Gevo issues corporate update, reduces staff

By Erin Voegele | January 05, 2018

Gevo Inc. recently issued a corporate update, reaffirming the company’s focus on the commercial development of renewable jet fuel, isooctane, isobutanol and related products. The company says it aims to aggregate enough confirmed commercial off-take to support the capital expense of expanding its biorefinery in Luverne, Minnesota.

Gevo also said it is undertaking several initiatives to improve the cash profile of its business. This includes increasing sales of isobutanol into the ethanol-free marketplace, increasing sales of its alcohol-to-jet (ATJ) fuel and isooctane produced at its demonstration plant in Silsbee, Texas, improving the cash flow profile at the Luverne plant, and reducing overall corporate expenses. In addition, Gevo said it expects to sign its first commercial license in India through its partnership with Praj Industries this year.

Moving into 2018, Gevo said it expects to optimize the ethanol production process at its Luverne plant, develop value-added products for ethanol and animal feed produced at the plant, and further reducing the cost of the plant’s feedstock. The company said these actions are expected to improve cash flow of the facility and will also benefit the cost of producing isobutanol at the plant in the future.

To reduce corporate expenses, certain executive officers have agreed to take a pay cut. Gevo is also reducing the number of employees at its Englewood, Colorado, office by approximately 40 percent. In addition, the company said its employees will forego annual 2017 bonuses and Gevo’s chief financial officer is expected to leave the company and will not be replaced.

“In 2017, we again showed that isobutanol can be produced in full scale equipment, we were able to meet the variable cost targets that we set out for our isobutanol production and we continued to demonstrate that there is growing demand for our products.  That said, we have a “chicken and egg” problem.  Large scale product demand requires us to drive cost out of our production processes, which we expect to be able to achieve through greater production scale. However, raising the capital necessary to expand the Luverne Facility is more easily achieved, and at lower cost of capital, if we had large scale offtake agreements with customers.

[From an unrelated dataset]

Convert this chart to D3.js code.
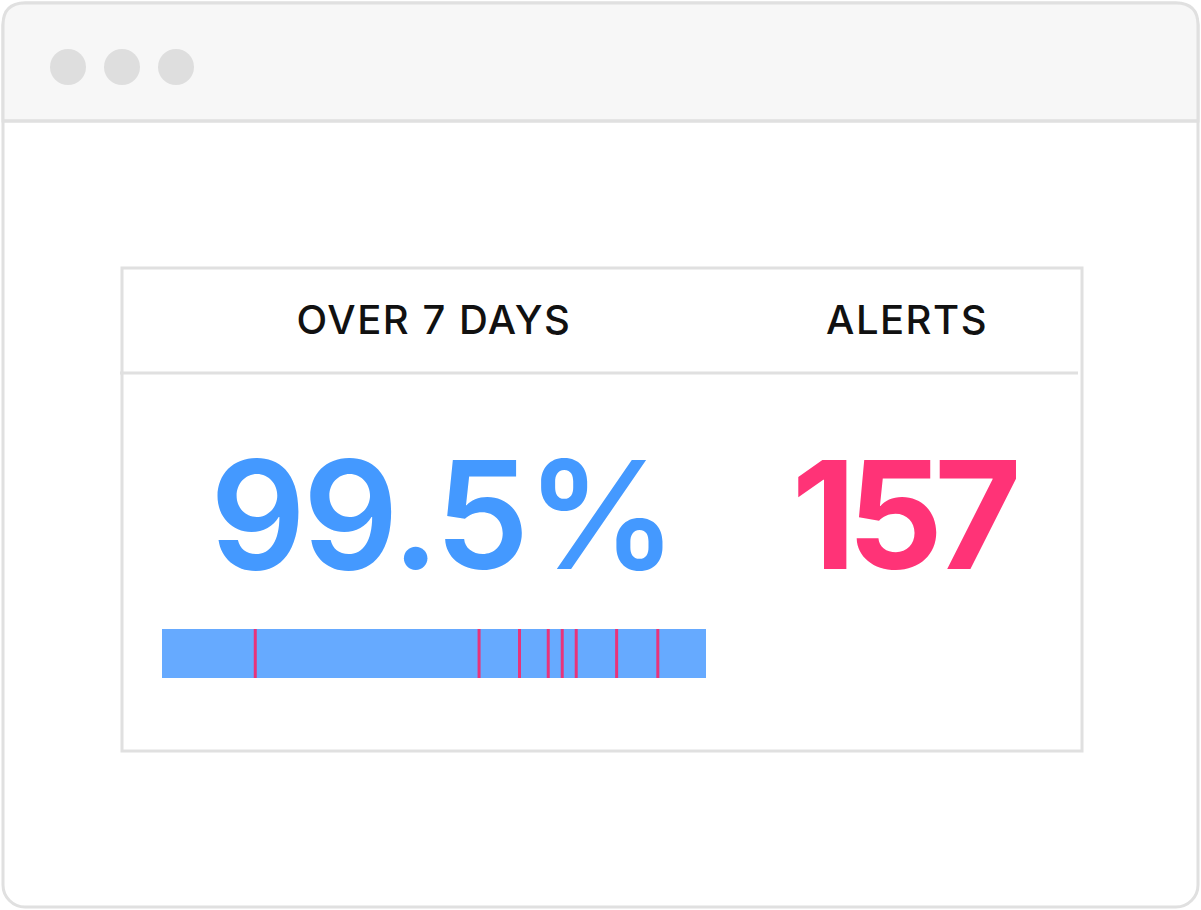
<!DOCTYPE html>
<html><head><meta charset="utf-8">
<script src="https://cdn.jsdelivr.net/npm/d3@7"></script>
<style>body{margin:0;background:#fff}</style></head>
<body><svg id="chart" width="1201" height="910"></svg>
<script>
const headers = ["OVER 7 DAYS", "ALERTS"];
const uptimeLabel = "99.5%";
const alertCount = "157";
const days = 7;
const alertTimes = [1.20, 4.08, 4.60, 4.97, 5.15, 5.33, 5.85, 6.38]; // days into window

const svg = d3.select("#chart");

// browser frame
svg.append("rect").attr("x",3).attr("y",3).attr("width",1195).attr("height",904)
  .attr("rx",22).attr("fill","#fff").attr("stroke","#e0e0e0").attr("stroke-width",3);
svg.append("path")
  .attr("d","M3,121 L3,25 Q3,3 25,3 L1176,3 Q1198,3 1198,25 L1198,121 Z")
  .attr("fill","#f7f7f7").attr("stroke","#e0e0e0").attr("stroke-width",3);
svg.append("line").attr("x1",3).attr("x2",1198).attr("y1",121).attr("y2",121)
  .attr("stroke","#e0e0e0").attr("stroke-width",3);
svg.selectAll("circle.dot").data([68,122,176]).join("circle")
  .attr("cx",d=>d).attr("cy",67).attr("r",18).attr("fill","#dedede");

// card
svg.append("rect").attr("x",122).attr("y",268).attr("width",960).attr("height",483)
  .attr("fill","none").attr("stroke","#e0e0e0").attr("stroke-width",3);
svg.append("line").attr("x1",120).attr("x2",1078).attr("y1",373).attr("y2",373)
  .attr("stroke","#e0e0e0").attr("stroke-width",3);

const cols = [434, 907];
svg.selectAll("text.head").data(headers).join("text")
  .attr("x",(d,i)=>cols[i]).attr("y",334).attr("text-anchor","middle")
  .attr("font-family","Inter, sans-serif").attr("font-weight",500).attr("font-size",40)
  .attr("letter-spacing",1.5).attr("fill","#111").text(d=>d);

svg.append("text").attr("x",442).attr("y",569).attr("text-anchor","middle")
  .attr("font-family","Inter, sans-serif").attr("font-weight",600).attr("font-size",150)
  .attr("letter-spacing",-3).attr("fill","#4499ff").text(uptimeLabel);
svg.append("text").attr("x",902).attr("y",569).attr("text-anchor","middle")
  .attr("font-family","Inter, sans-serif").attr("font-weight",700).attr("font-size",150)
  .attr("letter-spacing",-9).attr("fill","#ff3377").text(alertCount);

// timeline bar
const x = d3.scaleLinear().domain([0, days]).range([162, 706]);
svg.append("rect").attr("x",x(0)).attr("y",629).attr("width",x(days)-x(0)).attr("height",49)
  .attr("fill","#66aaff");
svg.selectAll("line.alert").data(alertTimes).join("line")
  .attr("x1",d=>x(d)).attr("x2",d=>x(d)).attr("y1",629).attr("y2",678)
  .attr("stroke","#e8337a").attr("stroke-width",3);
</script></body></html>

In 2017, we did make progress in this regard, including the contract we signed with HCS Holding (Haltermann Carless) to supply isooctane, but we need more.  In 2018 the goal is to obtain off-take agreements for our products that will support financing the Luverne Facility expansion.  Concurrently, we are looking extensively into ways to extend our cash runway as far as possible to give us the time to land and negotiate these contracts properly,” said Patrick Gruber, Gevo’s CEO.

“We also see significant opportunity to improve the performance of the Luverne Facility in the near term, which is expected to benefit the company regardless of whether we are producing ethanol, isobutanol, or both.  Luverne is an excellent plant site given the low cost and low environmental footprint of its corn supply,” Gruber continued.

In December, Gevo announced progress with testing its biobased jet fuel. The company indicated that GE Aviation had begun jet engine combustor component testing of its ATJ. The testing is being performed as part of the Federal Aviation Authority’s Continuous Lower Energy, Emissions and Noise Program. CLEEN is the FAA's principal environmental effort to accelerate the development of new aircraft, engine technologies, and to advance sustainable alternative jet fuels, in conjunction with aviation industry leaders such as GE Aviation.